● **Short exercise**
Keep only the lines where "chart" appears.

● **Information provided**
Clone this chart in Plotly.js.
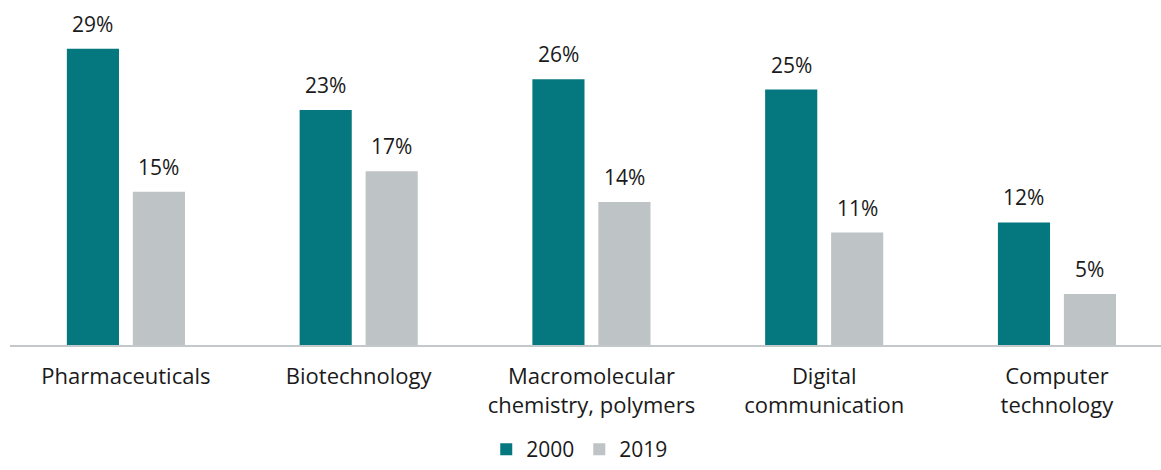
<!DOCTYPE html>
<html><head><meta charset="utf-8">
<script src="https://cdn.plot.ly/plotly-3.0.1.min.js"></script>
<style>html,body{margin:0;padding:0;background:#fff}</style>
</head><body>
<div id="chart" style="width:1161px;height:470px"></div>
<script>
const categories = ["Pharmaceuticals", "Biotechnology", "Macromolecular<br>chemistry, polymers", "Digital<br>communication", "Computer<br>technology"];
const values2000 = [29, 23, 26, 25, 12];
const values2019 = [15, 17, 14, 11, 5];
const seriesNames = ["2000", "2019"];
const colors = ["#05777e", "#bec3c5"];

const FONT = "'Open Sans', sans-serif";
const traces = [values2000, values2019].map((vals, i) => ({
  type: "bar", name: seriesNames[i], x: categories, y: vals,
  marker: {color: colors[i]}, hoverinfo: "skip"
}));

const annotations = [];
[values2000, values2019].forEach((vals, i) => {
  vals.forEach((v, j) => {
    annotations.push({
      x: categories[j], y: v, xref: "x", yref: "y",
      text: v + "%", showarrow: false, xshift: i === 0 ? -33 : 33,
      yshift: 25, yanchor: "middle",
      font: {family: FONT, size: 21, color: "#1a1a1a"}
    });
  });
});

const layout = {
  width: 1161, height: 470,
  margin: {l: 10, r: 0, t: 15, b: 125, autoexpand: false},
  paper_bgcolor: "#fff", plot_bgcolor: "#fff",
  barmode: "group", bargap: 0.433, bargroupgap: 0.21,
  showlegend: true,
  legend: {orientation: "h", x: 0.495, xanchor: "center", yref: "container", y: 0.0, yanchor: "bottom",
           font: {family: FONT, size: 21, color: "#1a1a1a"}, traceorder: "normal"},
  xaxis: {type: "category", range: [-0.498, 4.447], showline: true, linecolor: "#c3c8ca", linewidth: 2,
          ticks: "", ticklabelstandoff: 11, tickfont: {family: FONT, size: 22, color: "#1a1a1a"}, showgrid: false, fixedrange: true},
  yaxis: {range: [0, 32.3], visible: false, showgrid: false, zeroline: false, fixedrange: true},
  annotations: annotations,
  font: {family: FONT}
};
Plotly.newPlot("chart", traces, layout, {displayModeBar: false, staticPlot: true});
</script>
</body></html>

● **Response below**
Clone this chart in Plotly.js.
<div id="chart" style="width:1161px;height:470px"></div>
Plotly.newPlot("chart", traces, layout, {displayModeBar: false, staticPlot: true});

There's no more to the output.